Objective → Copy, exactly and only, the lines from the one with "Output the web" up to and including the one with "const pl = 67, pr", leaving pictures out.

(Data entries)

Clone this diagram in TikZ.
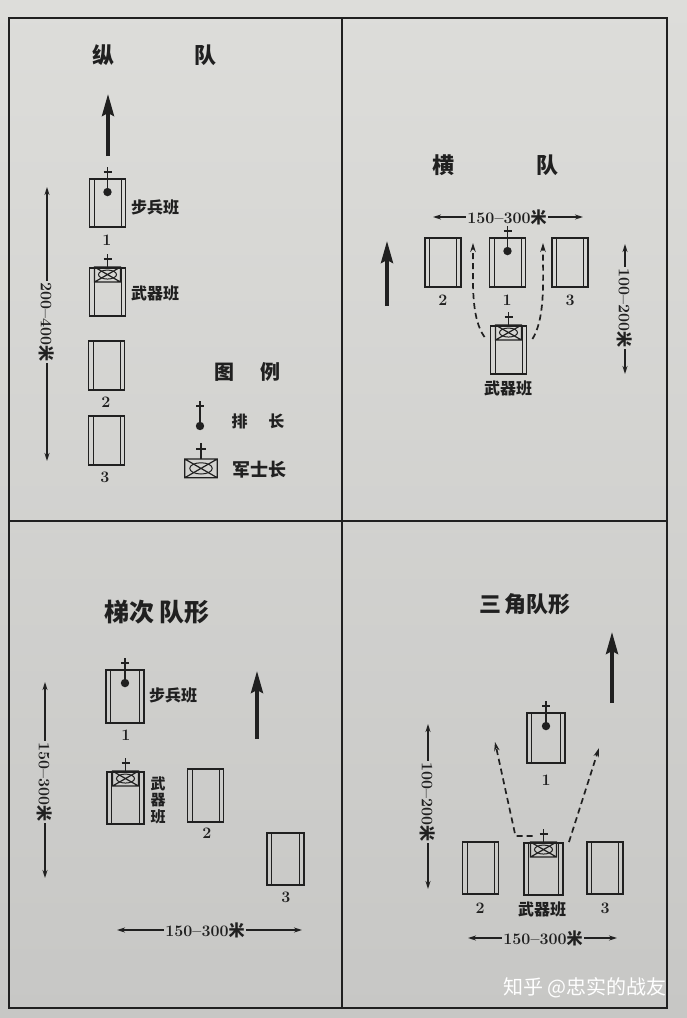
\documentclass[tikz,border=0pt]{standalone}
\usepackage{fontspec}
\usepackage{tikz}
\usetikzlibrary{arrows.meta}
\newfontfamily\cjk{Noto Sans CJK SC}
\definecolor{ink}{RGB}{32,32,32}
\definecolor{paperhi}{RGB}{221,221,218}
\definecolor{paperlo}{RGB}{199,199,197}

\begin{document}
\begin{tikzpicture}[
  x=1pt, y=-1pt,
  squad/.style={draw=ink, line width=1.9pt, minimum width=36pt, minimum height=49pt, inner sep=0pt,
    path picture={\draw[ink, line width=1pt]
      ([xshift=4.5pt]path picture bounding box.north west) -- ([xshift=4.5pt]path picture bounding box.south west)
      ([xshift=-4.5pt]path picture bounding box.north east) -- ([xshift=-4.5pt]path picture bounding box.south east);}},
  heading/.style={font=\cjk\bfseries\fontsize{22}{22}\selectfont, text=ink},
  lbl/.style={font=\cjk\bfseries\fontsize{16}{16}\selectfont, text=ink},
  num/.style={font=\bfseries\fontsize{16}{16}\selectfont, text=ink},
  dimtext/.style={font=\bfseries\fontsize{16}{16}\selectfont, text=ink, inner sep=1.5pt},
  dimline/.style={draw=ink, line width=1.4pt, -{Stealth[length=8pt,width=5pt]}},
  march/.style={draw=ink, line width=3.6pt, -{Stealth[length=22pt,width=12pt,inset=3pt]}},
  route/.style={draw=ink, line width=1.7pt, dash pattern=on 6pt off 4pt, -{Stealth[length=9pt,width=5.5pt]}},
  leader/.pic={
    \draw[ink, line width=1.3pt] (0,-11) -- (0,14) (-4,-6) -- (4,-6);
    \fill[ink] (0,14) circle (4.2pt);},
  sergeant/.pic={
    \draw[ink, line width=1.3pt] (0,-13) -- (0,0) (-4,-8) -- (4,-8);
    \draw[ink, line width=1.2pt] (-13,0) rectangle (13,15) (-13,0) -- (13,15) (-13,15) -- (13,0);
    \draw[ink, line width=1pt] (0,7.5) ellipse (9pt and 4.5pt);}
]
  \path[use as bounding box] (0,0) rectangle (687,1018);
  \shade[top color=paperhi, bottom color=paperlo] (0,0) rectangle (687,1018);
  % frame
  \draw[ink, line width=2.8pt] (9,18) rectangle (667,1008);
  \draw[ink, line width=2.4pt] (342,18) -- (342,1008) (9,521) -- (667,521);

  % column
  \node[heading] (t1) at (154,55) {纵\hspace{80pt}队};
  \coordinate (m1a) at (108,156);
  \coordinate (m1b) at (108,94);
  \draw[march] (m1a) -- (m1b);
  \node[squad, minimum height=48pt] (a1) at (107.5,203) {};
  \pic at (a1.north) {leader};
  \node[lbl] (a1l) at (155,207) {步兵班};
  \node[num] (a1n) at (107,240) {1};
  \node[squad, minimum height=48pt] (a2) at (107.5,292) {};
  \pic at (a2.north) {sergeant};
  \node[lbl] (a2l) at (155,293) {武器班};
  \node[squad] (a3) at (106.5,365.5) {};
  \node[num] (a3n) at (106,402) {2};
  \node[squad] (a4) at (106.5,440.5) {};
  \node[num] (a4n) at (105,477) {3};
  \node[dimtext, rotate=-90] (v1) at (47,322) {200–400{\cjk 米}};
  \coordinate (v1a) at (47,187);
  \coordinate (v1b) at (47,461);
  \draw[dimline] (v1) -- (v1a);
  \draw[dimline] (v1) -- (v1b);
  % legend
  \node[heading, font=\cjk\bfseries\fontsize{20}{20}\selectfont] (lg) at (247,372) {图\hspace{26pt}例};
  \pic at (200,412) {leader};
  \node[lbl] (lg1) at (258,421) {排\hspace{21pt}长};
  \pic[scale=1.25] at (201,459) {sergeant};
  \node[lbl, font=\cjk\bfseries\fontsize{18}{18}\selectfont] (lg2) at (259,470) {军士长};

  % line
  \node[heading] (t2) at (495,165) {横\hspace{82pt}队};
  \node[dimtext] (h2) at (507,217) {150–300{\cjk 米}};
  \coordinate (h2a) at (433,217);
  \coordinate (h2b) at (583,217);
  \draw[dimline] (h2) -- (h2a);
  \draw[dimline] (h2) -- (h2b);
  \coordinate (m2a) at (387,306);
  \coordinate (m2b) at (387,241);
  \draw[march] (m2a) -- (m2b);
  \node[squad] (b2) at (443,262.5) {};
  \node[squad] (b1) at (507.5,262.5) {};
  \pic at (b1.north) {leader};
  \node[squad] (b3) at (570,262.5) {};
  \node[num] (b2n) at (443,300) {2};
  \node[num] (b1n) at (507,300) {1};
  \node[num] (b3n) at (570,300) {3};
  \node[squad, minimum height=48pt] (b4) at (508.5,350) {};
  \pic at (b4.north) {sergeant};
  \node[lbl] (b4l) at (508,388) {武器班};
  \coordinate (r2a) at (473,243);
  \coordinate (r2b) at (543,243);
  \draw[route] ([xshift=-5pt,yshift=-12pt]b4.north west) .. controls (471,318) and (473,285) .. (r2a);
  \draw[route] ([xshift=5pt,yshift=-14pt]b4.north east) .. controls (545,318) and (543,285) .. (r2b);
  \node[dimtext, rotate=-90] (v2) at (625,308) {100–200{\cjk 米}};
  \coordinate (v2a) at (625,244);
  \coordinate (v2b) at (625,374);
  \draw[dimline] (v2) -- (v2a);
  \draw[dimline] (v2) -- (v2b);

  % echelon
  \node[heading, font=\cjk\bfseries\fontsize{25}{25}\selectfont] (t3) at (157,612) {梯次\,队形};
  \node[squad, minimum width=38pt, minimum height=53pt] (c1) at (125,696.5) {};
  \pic at (c1.north) {leader};
  \node[lbl] (c1l) at (173,695) {步兵班};
  \node[num] (c1n) at (126,735) {1};
  \coordinate (m3a) at (257,739);
  \coordinate (m3b) at (257,671);
  \draw[march] (m3a) -- (m3b);
  \node[squad, minimum width=37pt, minimum height=52pt] (c2) at (125.5,798) {};
  \pic at (c2.north) {sergeant};
  \node[lbl, align=center, font=\cjk\bfseries\fontsize{15}{16.5}\selectfont] (c2l) at (158,800) {武\\器\\班};
  \node[squad, minimum height=53pt] (c3) at (205.5,795.5) {};
  \node[num] (c3n) at (207,833) {2};
  \node[squad, minimum width=37pt, minimum height=52pt] (c4) at (285.5,859) {};
  \node[num] (c4n) at (286,897) {3};
  \node[dimtext] (h3) at (205,930) {150–300{\cjk 米}};
  \coordinate (h3a) at (117,930);
  \coordinate (h3b) at (302,930);
  \draw[dimline] (h3) -- (h3a);
  \draw[dimline] (h3) -- (h3b);
  \node[dimtext, rotate=-90] (v3) at (45,782) {150–300{\cjk 米}};
  \coordinate (v3a) at (45,682);
  \coordinate (v3b) at (45,878);
  \draw[dimline] (v3) -- (v3a);
  \draw[dimline] (v3) -- (v3b);

  % wedge
  \node[heading] (t4) at (525,604) {三\,角队形};
  \coordinate (m4a) at (612,703);
  \coordinate (m4b) at (612,632);
  \draw[march] (m4a) -- (m4b);
  \node[squad, minimum width=38pt, minimum height=50pt] (d1) at (546,738) {};
  \pic at (d1.north) {leader};
  \node[num] (d1n) at (546,780) {1};
  \node[squad, minimum height=52pt] (d2) at (480.5,868) {};
  \node[squad, minimum width=39pt, minimum height=52pt] (d3) at (543.5,869) {};
  \pic at (d3.north) {sergeant};
  \node[squad, minimum height=52pt] (d4) at (605,868) {};
  \node[num] (d2n) at (480,908) {2};
  \node[lbl] (d3l) at (542,909) {武器班};
  \node[num] (d4n) at (605,908) {3};
  \coordinate (r4a) at (495,742);
  \coordinate (r4b) at (599,748);
  \draw[route] ([xshift=-11pt,yshift=6pt]d3.north) -- ++(-17,0) -- (r4a);
  \draw[route] ([xshift=5pt]d3.north east) -- (r4b);
  \node[dimtext, rotate=-90] (v4) at (428,802) {100–200{\cjk 米}};
  \coordinate (v4a) at (428,724);
  \coordinate (v4b) at (428,889);
  \draw[dimline] (v4) -- (v4a);
  \draw[dimline] (v4) -- (v4b);
  \node[dimtext] (h4) at (543,938) {150–300{\cjk 米}};
  \coordinate (h4a) at (468,938);
  \coordinate (h4b) at (617,938);
  \draw[dimline] (h4) -- (h4a);
  \draw[dimline] (h4) -- (h4b);

  \node[font=\cjk\fontsize{20}{20}\selectfont, text=white] (wm) at (585,988) {知乎 @忠实的战友};
\end{tikzpicture}
\end{document}
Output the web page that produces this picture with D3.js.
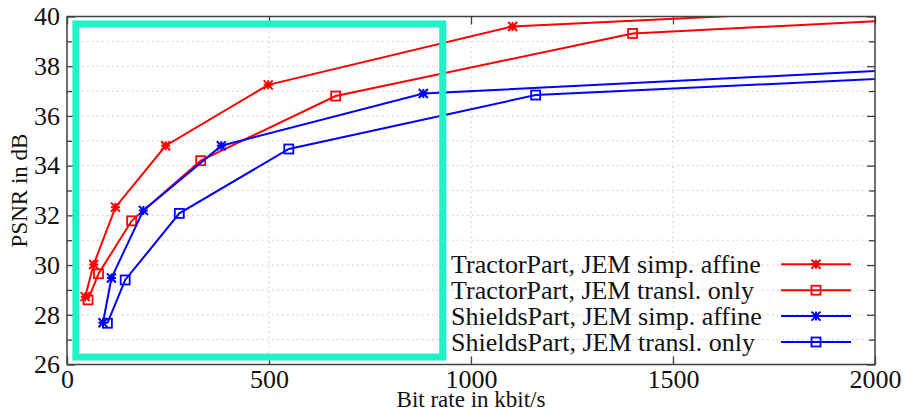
<!DOCTYPE html>
<html>
<head>
<meta charset="utf-8">
<script src="https://cdn.jsdelivr.net/npm/d3@7"></script>
<style>
  html, body { margin: 0; padding: 0; background: #fff; }
  svg { display: block; }
  text { font-family: "Liberation Serif", "Times New Roman", serif; fill: #111; }
</style>
</head>
<body>
<svg id="chart" width="906" height="409"></svg>
<script>
// Rate-distortion measurements (bit rate in kbit/s, PSNR in dB)
const tractorAffineRate = [45, 66, 120, 244, 498, 1103, 2300];
const tractorAffinePsnr = [28.73, 30.02, 32.33, 34.8, 37.25, 39.6, 40.53];

const tractorTranslRate = [52, 78, 160, 331, 665, 1400, 2600];
const tractorTranslPsnr = [28.6, 29.65, 31.78, 34.2, 36.8, 39.32, 40.29];

const shieldsAffineRate = [89, 110, 189, 382, 882, 2600];
const shieldsAffinePsnr = [27.68, 29.48, 32.2, 34.8, 36.9, 38.29];

const shieldsTranslRate = [100, 144, 278, 549, 1160, 2600];
const shieldsTranslPsnr = [27.66, 29.4, 32.08, 34.67, 36.84, 37.94];

const seriesNames = [
  "TractorPart, JEM simp. affine",
  "TractorPart, JEM transl. only",
  "ShieldsPart, JEM simp. affine",
  "ShieldsPart, JEM transl. only"
];
const seriesColors = ["#ff0000", "#ff0000", "#0000ff", "#0000ff"];
const seriesMarkers = ["star", "square", "star", "square"];

const xTicks = [0, 500, 1000, 1500, 2000];
const yTicks = [26, 28, 30, 32, 34, 36, 38, 40];
const yMinorTicks = [27, 29, 31, 33, 35, 37, 39];
const xLabel = "Bit rate in kbit/s";
const yLabel = "PSNR in dB";

// Highlighted low-rate region
const regionRate = [22, 930];
const regionPsnr = [26.3, 39.7];

(function () {
  const series = [
    [tractorAffineRate, tractorAffinePsnr],
    [tractorTranslRate, tractorTranslPsnr],
    [shieldsAffineRate, shieldsAffinePsnr],
    [shieldsTranslRate, shieldsTranslPsnr]
  ].map(([r, p], i) => ({
    name: seriesNames[i],
    color: seriesColors[i],
    marker: seriesMarkers[i],
    points: r.map((v, j) => ({ x: v, y: p[j] }))
  }));

  const svg = d3.select("#chart");
  const pl = 67, pr = 875, pt = 16.5, pb = 364.5;

  const x = d3.scaleLinear().domain([0, 2000]).range([pl, pr]);
  const y = d3.scaleLinear().domain([26, 40]).range([pb, pt]);

  svg.append("defs").append("clipPath").attr("id", "plotClip")
    .append("rect").attr("x", pl).attr("y", pt)
    .attr("width", pr - pl).attr("height", pb - pt);

  // Grid
  const grid = svg.append("g").attr("stroke", "#c8c8c8").attr("stroke-width", 1)
    .attr("stroke-dasharray", "1.5,3.5");
  grid.selectAll("line.h").data(d3.range(27, 40)).join("line")
    .attr("class", "h")
    .attr("x1", pl).attr("x2", pr)
    .attr("y1", d => y(d)).attr("y2", d => y(d));
  grid.selectAll("line.v").data(xTicks.slice(1, -1)).join("line")
    .attr("class", "v")
    .attr("y1", pt).attr("y2", pb)
    .attr("x1", d => x(d)).attr("x2", d => x(d));

  // Axes built with d3 axis generators, ticks pointing inward
  const axisColor = "#404040";
  function styleAxis(g) {
    g.select(".domain").remove();
    g.selectAll(".tick line").attr("stroke", axisColor).attr("stroke-width", 1.3);
  }
  function styleText(g) {
    g.selectAll("text").attr("font-size", 26).attr("fill", "#111")
      .attr("font-family", "Liberation Serif");
  }
  svg.append("g").attr("transform", `translate(0,${pb})`)
    .call(d3.axisBottom(x).tickValues(xTicks).tickSize(-8).tickPadding(5).tickFormat(d3.format("d")))
    .call(styleAxis).call(styleText);
  svg.append("g").attr("transform", `translate(0,${pt})`)
    .call(d3.axisTop(x).tickValues(xTicks).tickSize(-8).tickFormat(""))
    .call(styleAxis);
  svg.append("g").attr("transform", `translate(${pl},0)`)
    .call(d3.axisLeft(y).tickValues(yTicks).tickSize(-8).tickPadding(7).tickFormat(d3.format("d")))
    .call(styleAxis).call(styleText);
  svg.append("g").attr("transform", `translate(${pl},0)`)
    .call(d3.axisLeft(y).tickValues(yMinorTicks).tickSize(-5).tickFormat(""))
    .call(styleAxis);
  svg.append("g").attr("transform", `translate(${pr},0)`)
    .call(d3.axisRight(y).tickValues(yTicks).tickSize(-8).tickFormat(""))
    .call(styleAxis);
  svg.append("g").attr("transform", `translate(${pr},0)`)
    .call(d3.axisRight(y).tickValues(yMinorTicks).tickSize(-6).tickFormat(""))
    .call(styleAxis);

  // Series lines and markers
  const line = d3.line().x(d => x(d.x)).y(d => y(d.y));
  const plot = svg.append("g").attr("clip-path", "url(#plotClip)");

  function drawMarker(g, type, color) {
    if (type === "square") {
      g.append("rect").attr("x", -4.5).attr("y", -4.5).attr("width", 9).attr("height", 9)
        .attr("fill", "none").attr("stroke", color).attr("stroke-width", 1.8);
    } else {
      const r = 4.5;
      const p = `M${-r},0H${r}M0,${-r}V${r}M${-r},${-r}L${r},${r}M${-r},${r}L${r},${-r}`;
      g.append("path").attr("d", p).attr("stroke", color).attr("stroke-width", 2)
        .attr("fill", "none");
    }
  }

  series.forEach(s => {
    plot.append("path").datum(s.points)
      .attr("d", line).attr("fill", "none")
      .attr("stroke", s.color).attr("stroke-width", 2);
    s.points.forEach(p => {
      const g = plot.append("g").attr("transform", `translate(${x(p.x)},${y(p.y)})`);
      drawMarker(g, s.marker, s.color);
    });
  });

  // Highlight box
  svg.append("rect")
    .attr("x", x(regionRate[0])).attr("y", y(regionPsnr[1]))
    .attr("width", x(regionRate[1]) - x(regionRate[0]))
    .attr("height", y(regionPsnr[0]) - y(regionPsnr[1]))
    .attr("fill", "none").attr("stroke", "#1ff2c6").attr("stroke-width", 7);

  // Frame
  svg.append("rect").attr("x", pl).attr("y", pt)
    .attr("width", pr - pl).attr("height", pb - pt)
    .attr("fill", "none").attr("stroke", axisColor).attr("stroke-width", 1.5);

  // Legend
  const legend = svg.append("g");
  series.forEach((s, i) => {
    const cy = 264.3 + i * 25.9;
    legend.append("text").attr("x", 451).attr("y", cy + 8.5)
      .attr("font-size", 26).text(s.name);
    legend.append("line").attr("x1", 781).attr("x2", 851)
      .attr("y1", cy).attr("y2", cy)
      .attr("stroke", s.color).attr("stroke-width", 2);
    const g = legend.append("g").attr("transform", `translate(816,${cy})`);
    drawMarker(g, s.marker, s.color);
  });

  // Axis titles
  svg.append("text").attr("x", (pl + pr) / 2).attr("y", 407)
    .attr("text-anchor", "middle").attr("font-size", 23).text(xLabel);
  svg.append("text")
    .attr("transform", `translate(27,${(pt + pb) / 2}) rotate(-90)`)
    .attr("text-anchor", "middle").attr("font-size", 23).text(yLabel);
})();
</script>
</body>
</html>
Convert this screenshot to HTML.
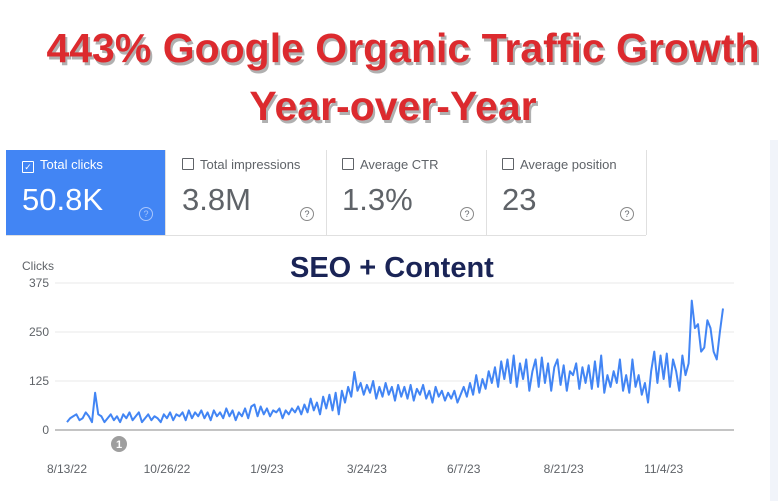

Final answer →
Output the web page that produces this picture with D3.js.
<!DOCTYPE html>
<html>
<head>
<meta charset="utf-8">
<script src="https://cdn.jsdelivr.net/npm/d3@7"></script>
<style>
  html, body { margin: 0; padding: 0; background: #fff; }
  svg { display: block; }
  text { font-family: "Liberation Serif", "Times New Roman", serif; fill: #111; }
</style>
</head>
<body>
<svg id="chart" width="906" height="409"></svg>
<script>
// Rate-distortion measurements (bit rate in kbit/s, PSNR in dB)
const tractorAffineRate = [45, 66, 120, 244, 498, 1103, 2300];
const tractorAffinePsnr = [28.73, 30.02, 32.33, 34.8, 37.25, 39.6, 40.53];

const tractorTranslRate = [52, 78, 160, 331, 665, 1400, 2600];
const tractorTranslPsnr = [28.6, 29.65, 31.78, 34.2, 36.8, 39.32, 40.29];

const shieldsAffineRate = [89, 110, 189, 382, 882, 2600];
const shieldsAffinePsnr = [27.68, 29.48, 32.2, 34.8, 36.9, 38.29];

const shieldsTranslRate = [100, 144, 278, 549, 1160, 2600];
const shieldsTranslPsnr = [27.66, 29.4, 32.08, 34.67, 36.84, 37.94];

const seriesNames = [
  "TractorPart, JEM simp. affine",
  "TractorPart, JEM transl. only",
  "ShieldsPart, JEM simp. affine",
  "ShieldsPart, JEM transl. only"
];
const seriesColors = ["#ff0000", "#ff0000", "#0000ff", "#0000ff"];
const seriesMarkers = ["star", "square", "star", "square"];

const xTicks = [0, 500, 1000, 1500, 2000];
const yTicks = [26, 28, 30, 32, 34, 36, 38, 40];
const yMinorTicks = [27, 29, 31, 33, 35, 37, 39];
const xLabel = "Bit rate in kbit/s";
const yLabel = "PSNR in dB";

// Highlighted low-rate region
const regionRate = [22, 930];
const regionPsnr = [26.3, 39.7];

(function () {
  const series = [
    [tractorAffineRate, tractorAffinePsnr],
    [tractorTranslRate, tractorTranslPsnr],
    [shieldsAffineRate, shieldsAffinePsnr],
    [shieldsTranslRate, shieldsTranslPsnr]
  ].map(([r, p], i) => ({
    name: seriesNames[i],
    color: seriesColors[i],
    marker: seriesMarkers[i],
    points: r.map((v, j) => ({ x: v, y: p[j] }))
  }));

  const svg = d3.select("#chart");
  const pl = 67, pr = 875, pt = 16.5, pb = 364.5;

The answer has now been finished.